Just as Blair was congratulating himself on helping persuade the US President to support a two-state solution, Bush, without consulting Blair, met the Israeli Prime Minister and threw America's whole weight behind his plan to redraw Israel's borders to include the major West Bank settlements and the flat rejection of any right of return for the Palestinian refuges.

Ehud Olmert, Israel's present Prime Minister, has declared that no American President has been as wholly supportive of Israel as this one, an accolade which deprives America, and with it Britain, of any role as a disinterested third party.

But the other, deeper, reason for Blair's failure to further the cherished goal of Middle East peace has been his whole approach to the problem. In everything he says there is the implicit assumption that peace is a gift that the West has in its power to bestow if only the Arabs would show reason and reject violence.

It is too late for that. The Middle East is now far too radicalised to be subject to "benign" Western intervention. On the Israeli side, it was radicalised by the second intifada and the wave of suicide bombings that accompanied it, driving previously moderate, pro-peace voices to take a more militaristic view, in which security overruled all other issues, including peace. Sharon's election, the construction of the security wall, the policy of unilateral withdrawal were the result. So was the 90 per cent public approval for the current war on Lebanon, with 84 per cent of Israeli voters backing the use of even greater force when polled two days after the Qana massacre.

But then, the Muslim world has become equally radicalised by the years of occupation and disappointed hopes. Hizbollah was born out of the two decades of Israeli occupation of southern Lebanon, Hamas was elected out of the years of Israeli oppression and PLA corruption. President Ahmadinejad came to power in Iran as the representative of a generation forged in the war with Iraq, in which Iran lost more men than Britain did in the First World War and fought alone, save for Syria's friendship. It is only Europe and America that have the comfort to see all issues as of the moment, with neither past nor consequence.

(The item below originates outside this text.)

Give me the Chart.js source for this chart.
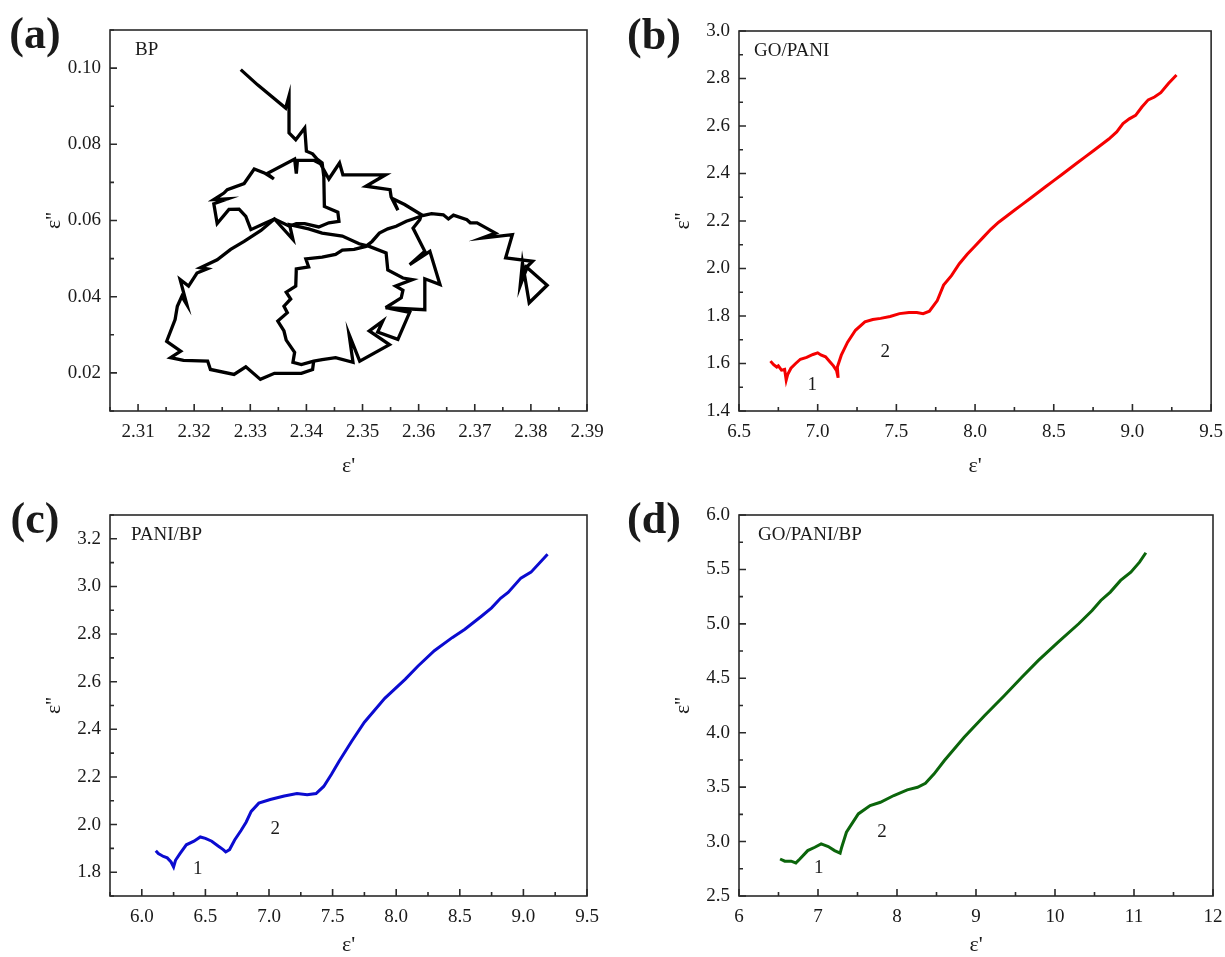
<!DOCTYPE html>
<html>
<head>
<meta charset="utf-8">
<script src="https://cdn.jsdelivr.net/npm/chart.js@4.4.1/dist/chart.umd.min.js"></script>
<style>
  html, body { margin: 0; padding: 0; background: #fff; }
  #wrap { position: relative; width: 1225px; height: 957px; }
  #wrap canvas { position: absolute; left: 0; top: 0; }
</style>
</head>
<body>
<div id="wrap">
  <canvas id="pa" width="1225" height="957"></canvas>
  <canvas id="pb" width="1225" height="957"></canvas>
  <canvas id="pc" width="1225" height="957"></canvas>
  <canvas id="pd" width="1225" height="957"></canvas>
</div>
<script>
// (a) BP: main trace and the lower-left loop branch (eps', eps'')
const bpMainRe = [2.3283,2.3313,2.3363,2.3369,2.3369,2.3381,2.3397,2.3400,2.3411,2.3419,2.3428,
  2.3431,2.3432,2.3456,2.3458,2.3440,2.3422,2.3397,2.3382,2.3370,2.3343,2.3325,2.3301,2.3292,2.3280,
  2.3262,2.3241,2.3235,2.3260,2.3235,2.3253,2.3259,2.3289,2.3307,2.3325,2.3342,2.3330,2.3379,2.3382,
  2.3384,2.3413,2.3425,2.3440,2.3459,2.3465,2.3541,2.3506,2.3549,2.3551,2.3563,2.3554,2.3575,2.3605,
  2.3602,2.3590,2.3611,2.3584,2.3620,2.3638,2.3611,2.3611,2.3541,
  2.3584,2.3563,2.3527,2.3536,2.3512,2.3548,2.3495,2.3476,2.3483,2.3452,2.3428,
  2.3413,2.3391,2.3376,2.3379,2.3364,2.3360,2.3349,2.3366,2.3360,2.3372,2.3364,2.3381,2.3382,2.3404,2.3399,
  2.3428,2.3452,2.3464,2.3485,2.3506,2.3517,2.3530,2.3545,2.3560,2.3578,2.3590,2.3607,
  2.3623,2.3644,2.3653,2.3662,2.3686,2.3692,2.3704,2.3737,2.3713,2.3767,2.3755,2.3803,2.3794,2.3781,
  2.3785,2.3797,2.3829,2.3789];
const bpMainIm = [0.0996,0.0956,0.0895,0.0927,0.0830,0.0812,0.0843,0.0782,0.0775,0.0761,0.0751,
  0.0716,0.0637,0.0622,0.0598,0.0594,0.0583,0.0592,0.0592,0.0585,0.0604,0.0592,0.0576,0.0611,0.0630,
  0.0629,0.0592,0.0644,0.0657,0.0655,0.0672,0.0681,0.0697,0.0735,0.0725,0.0709,0.0723,0.0761,0.0723,
  0.0758,0.0758,0.0749,0.0709,0.0751,0.0720,0.0720,0.0690,0.0681,0.0662,0.0627,0.0657,0.0642,0.0615,
  0.0602,0.0580,0.0519,0.0484,0.0519,0.0432,0.0447,0.0366,0.0371,
  0.0359,0.0288,0.0307,0.0336,0.0310,0.0274,0.0231,0.0301,0.0228,0.0240,0.0235,
  0.0231,0.0222,0.0228,0.0254,0.0286,0.0310,0.0336,0.0358,0.0375,0.0394,0.0412,0.0428,0.0473,0.0478,0.0499,
  0.0504,0.0511,0.0522,0.0524,0.0532,0.0545,0.0567,0.0578,0.0585,0.0598,0.0604,0.0613,
  0.0618,0.0615,0.0604,0.0614,0.0602,0.0594,0.0594,0.0567,0.0554,0.0563,0.0502,0.0493,0.0480,0.0429,
  0.0489,0.0384,0.0430,0.0482];
const bpLoopRe = [2.3413,2.3411,2.3391,2.3343,2.3318,2.3292,2.3271,2.3229,2.3224,2.3181,2.3158,2.3176,
  2.3151,2.3166,2.3170,2.3178,2.3187,2.3175,2.3190,2.3205,2.3223,2.3211,2.3241,2.3265,2.3289,2.3319,
  2.3343,2.3376,2.3370,2.3404,2.3428,2.3464,2.3494,2.3512,2.3542,2.3545,2.3572,2.3589,2.3559,2.3572,
  2.3569,2.3541];
const bpLoopIm = [0.0231,0.0209,0.0199,0.0199,0.0183,0.0216,0.0196,0.0209,0.0231,0.0233,0.0240,0.0257,
  0.0283,0.0340,0.0375,0.0401,0.0379,0.0445,0.0428,0.0462,0.0473,0.0476,0.0497,0.0524,0.0545,0.0574,
  0.0604,0.0550,0.0589,0.0578,0.0567,0.0559,0.0539,0.0532,0.0515,0.0470,0.0449,0.0445,0.0428,0.0417,
  0.0397,0.0371];

// (b) GO/PANI
const goPaniRe = [6.70,6.72,6.74,6.75,6.77,6.79,6.80,6.81,6.83,6.86,6.89,6.93,6.97,7.00,7.02,7.05,7.08,
  7.10,7.12,7.13,7.125,7.15,7.19,7.24,7.30,7.35,7.40,7.46,7.52,7.58,7.63,7.67,7.71,7.76,7.80,7.85,7.90,
  7.95,8.00,8.05,8.10,8.15,8.20,8.25,8.30,8.35,8.40,8.45,8.50,8.55,8.60,8.65,8.70,8.75,8.80,8.85,8.90,
  8.94,8.98,9.02,9.06,9.10,9.14,9.18,9.23,9.28];
const goPaniIm = [1.610,1.595,1.585,1.590,1.572,1.575,1.530,1.555,1.580,1.600,1.618,1.626,1.638,1.645,
  1.636,1.628,1.605,1.590,1.570,1.540,1.585,1.635,1.690,1.740,1.775,1.785,1.790,1.798,1.810,1.815,1.815,
  1.810,1.820,1.865,1.930,1.970,2.020,2.060,2.095,2.130,2.165,2.195,2.220,2.245,2.270,2.295,2.320,2.345,
  2.370,2.395,2.420,2.445,2.470,2.495,2.520,2.545,2.575,2.610,2.630,2.645,2.680,2.710,2.722,2.740,2.780,2.815];

// (c) PANI/BP
const paniBpRe = [6.11,6.13,6.15,6.17,6.20,6.23,6.25,6.265,6.30,6.35,6.41,6.46,6.50,6.55,6.60,6.64,6.66,
  6.69,6.73,6.78,6.82,6.86,6.92,7.01,7.12,7.22,7.30,7.37,7.43,7.49,7.55,7.65,7.75,7.91,8.07,8.17,8.30,
  8.44,8.54,8.67,8.75,8.82,8.88,8.98,9.06,9.19];
const paniBpIm = [1.890,1.878,1.872,1.866,1.860,1.843,1.822,1.850,1.878,1.915,1.930,1.948,1.942,1.930,
  1.910,1.895,1.885,1.895,1.935,1.975,2.010,2.055,2.090,2.105,2.120,2.130,2.125,2.130,2.160,2.210,2.265,
  2.350,2.430,2.530,2.610,2.665,2.730,2.785,2.820,2.875,2.910,2.950,2.975,3.035,3.060,3.135];

// (d) GO/PANI/BP
const goPaniBpRe = [6.52,6.58,6.66,6.72,6.77,6.87,6.96,7.04,7.13,7.21,7.28,7.30,7.36,7.51,7.66,7.79,7.96,
  8.13,8.26,8.36,8.47,8.60,8.85,9.11,9.36,9.58,9.79,10.04,10.30,10.47,10.58,10.70,10.83,10.96,11.07,11.15];
const goPaniBpIm = [2.840,2.820,2.820,2.804,2.840,2.917,2.948,2.979,2.954,2.917,2.893,2.948,3.086,3.254,
  3.331,3.361,3.423,3.475,3.499,3.536,3.622,3.745,3.959,4.158,4.342,4.510,4.664,4.832,5.001,5.123,5.215,
  5.292,5.399,5.475,5.567,5.653];

// tick values
const ticksAX = [2.31,2.32,2.33,2.34,2.35,2.36,2.37,2.38,2.39];
const ticksAY = [0.02,0.04,0.06,0.08,0.10];
const ticksBX = [6.5,7.0,7.5,8.0,8.5,9.0,9.5];
const ticksBY = [1.4,1.6,1.8,2.0,2.2,2.4,2.6,2.8,3.0];
const ticksCX = [6.0,6.5,7.0,7.5,8.0,8.5,9.0,9.5];
const ticksCY = [1.8,2.0,2.2,2.4,2.6,2.8,3.0,3.2];
const ticksDX = [6,7,8,9,10,11,12];
const ticksDY = [2.5,3.0,3.5,4.0,4.5,5.0,5.5,6.0];

const SERIF = "'Liberation Serif', 'Times New Roman', serif";
const INK = '#1a1a1a';

const toPoints = (xs, ys) => xs.map((v, i) => ({ x: v, y: ys[i] }));

// box frame, inward major/minor ticks and the text around each panel
const frameTicks = {
  id: 'frameTicks',
  afterDraw(chart, args, o) {
    const { ctx, chartArea: a, scales: { x, y } } = chart;
    ctx.save();
    ctx.strokeStyle = '#2a2a2a';
    ctx.lineWidth = 1.6;
    ctx.strokeRect(a.left, a.top, a.right - a.left, a.bottom - a.top);
    ctx.beginPath();
    const near = (v, list) => list.some(t => Math.abs(t - v) < 1e-9);
    for (let k = Math.ceil(x.min / o.minorX - 1e-9); k * o.minorX <= x.max + 1e-9; k++) {
      const v = k * o.minorX;
      const px = x.getPixelForValue(v);
      const len = near(v, o.majorX) ? 7 : 4;
      ctx.moveTo(px, a.bottom);
      ctx.lineTo(px, a.bottom - len);
    }
    for (let k = Math.ceil(y.min / o.minorY - 1e-9); k * o.minorY <= y.max + 1e-9; k++) {
      const v = k * o.minorY;
      const py = y.getPixelForValue(v);
      const len = near(v, o.majorY) ? 7 : 4;
      ctx.moveTo(a.left, py);
      ctx.lineTo(a.left + len, py);
    }
    ctx.stroke();

    ctx.fillStyle = INK;
    ctx.textAlign = 'center';
    ctx.textBaseline = 'middle';
    // panel letter
    ctx.font = 'bold 44px ' + SERIF;
    ctx.fillText(o.letter, o.letterX, a.top + 7);
    // sample name
    ctx.font = '19px ' + SERIF;
    ctx.textAlign = 'left';
    ctx.fillText(o.name, a.left + o.nameOff, a.top + 20);
    // numbered regions
    ctx.textAlign = 'center';
    (o.notes || []).forEach(n => {
      ctx.fillText(n.t, x.getPixelForValue(n.x), y.getPixelForValue(n.y));
    });
    // axis titles
    ctx.font = '22px ' + SERIF;
    ctx.fillText("\u03b5'", (a.left + a.right) / 2, a.bottom + o.titleGap);
    ctx.save();
    ctx.translate(a.left - 56, (a.top + a.bottom) / 2);
    ctx.rotate(-Math.PI / 2);
    ctx.fillText("\u03b5''", 0, 0);
    ctx.restore();
    ctx.restore();
  }
};

function makePanel(id, p) {
  const Y_W = 70, X_H = 40;
  const [L, T, R, B] = p.box;
  return new Chart(document.getElementById(id), {
    type: 'scatter',
    data: {
      datasets: p.series.map(s => ({
        data: toPoints(s[0], s[1]),
        showLine: true,
        borderColor: p.color,
        borderWidth: p.lw,
        borderJoinStyle: 'miter',
        pointRadius: 0,
        tension: 0,
        fill: false
      }))
    },
    options: {
      responsive: false,
      animation: false,
      devicePixelRatio: 1,
      layout: {
        autoPadding: false,
        padding: { left: L - Y_W, top: T, right: 1225 - R, bottom: 957 - B - X_H }
      },
      plugins: {
        legend: { display: false },
        tooltip: { enabled: false },
        frameTicks: {
          majorX: p.tx, majorY: p.ty, minorX: p.minor[0], minorY: p.minor[1],
          letter: p.letter, letterX: p.letterX, name: p.name, nameOff: p.nameOff,
          notes: p.notes, titleGap: p.titleGap
        }
      },
      scales: {
        x: {
          type: 'linear', min: p.xr[0], max: p.xr[1],
          grid: { display: false }, border: { display: false },
          afterBuildTicks: s => { s.ticks = p.tx.map(v => ({ value: v })); },
          afterFit: s => { s.height = X_H; },
          ticks: {
            autoSkip: false, maxRotation: 0, padding: 2, color: INK,
            font: { family: SERIF, size: 19 },
            callback: v => v.toFixed(p.dx)
          }
        },
        y: {
          type: 'linear', min: p.yr[0], max: p.yr[1],
          grid: { display: false }, border: { display: false },
          afterBuildTicks: s => { s.ticks = p.ty.map(v => ({ value: v })); },
          afterFit: s => { s.width = Y_W; },
          ticks: {
            autoSkip: false, padding: 1, color: INK,
            font: { family: SERIF, size: 19 },
            callback: v => v.toFixed(p.dy)
          }
        }
      }
    },
    plugins: [frameTicks]
  });
}

makePanel('pa', {
  box: [110, 30, 587, 411], xr: [2.305, 2.39], yr: [0.01, 0.11],
  tx: ticksAX, ty: ticksAY, minor: [0.005, 0.01], dx: 2, dy: 2,
  series: [[bpMainRe, bpMainIm], [bpLoopRe, bpLoopIm]], color: '#000000', lw: 3.3,
  letter: '(a)', letterX: 35, name: 'BP', nameOff: 25, notes: [], titleGap: 55
});
makePanel('pb', {
  box: [739, 31, 1213, 411], xr: [6.5, 9.5], yr: [1.4, 3.0],
  tx: ticksBX, ty: ticksBY, minor: [0.25, 0.1], dx: 1, dy: 1,
  series: [[goPaniRe, goPaniIm]], color: '#f50000', lw: 3,
  letter: '(b)', letterX: 654, name: 'GO/PANI', nameOff: 15, titleGap: 55,
  notes: [{ t: '1', x: 6.965, y: 1.51 }, { t: '2', x: 7.43, y: 1.65 }]
});
makePanel('pc', {
  box: [110, 515, 587, 896], xr: [5.75, 9.5], yr: [1.7, 3.3],
  tx: ticksCX, ty: ticksCY, minor: [0.25, 0.1], dx: 1, dy: 1,
  series: [[paniBpRe, paniBpIm]], color: '#0b0bd0', lw: 3,
  letter: '(c)', letterX: 35, name: 'PANI/BP', nameOff: 21, titleGap: 49,
  notes: [{ t: '1', x: 6.44, y: 1.815 }, { t: '2', x: 7.05, y: 1.98 }]
});
makePanel('pd', {
  box: [739, 515, 1213, 896], xr: [6, 12], yr: [2.5, 6.0],
  tx: ticksDX, ty: ticksDY, minor: [0.5, 0.25], dx: 0, dy: 1,
  series: [[goPaniBpRe, goPaniBpIm]], color: '#0b650b', lw: 3,
  letter: '(d)', letterX: 654, name: 'GO/PANI/BP', nameOff: 19, titleGap: 49,
  notes: [{ t: '1', x: 7.01, y: 2.76 }, { t: '2', x: 7.81, y: 3.09 }]
});
</script>
</body>
</html>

No outside body, not the US, Europe or the UN, can enter into this widening chasm of mutual fear and loathing unless they can offer something to both sides. Which is why the current efforts at a UN resolution to end the hostilities is proving so difficult. America is not a disinterested party. Nor is France, which has always taken the role of protector of the Christian government in Lebanon as opposed to the Muslims - which is why Washington has found it so easy to work with Paris on this resolution, as over Resolution 1559 demanding the disarming of Hizbollah. The mere fact that Israel has welcomed the latest resolution is reason enough to ensure it will be unacceptable to the other side.

The intervention of the Arab League to stop the resolution in its tracks is also a sign that the so-called division between moderates and fundamentalists, Shia and Sunni, and even Muslim and Christian Lebanese, is not something that the West and Israel can expect to work on this time. Israel's assault on Lebanese infrastructure and society has forced all the elements together and made even the royalist Arab regimes concerned at the feelings on the street.

If Blair and others in the West wish to further a Middle East settlement, it will have to be by bringing the radical forces in Hizbollah and Hamas into the process, not by demonising them. If he is to act as a mediator, he will have to position himself in the middle of the parties, not as an ally of Washington's taking one side over the other. You can't have both Middle East peace and a war to the death with radical Islam. If he thinks he can, Blair is only fooling himself, as he has fooled himself and others so often in the past in his espousal of the Middle East cause.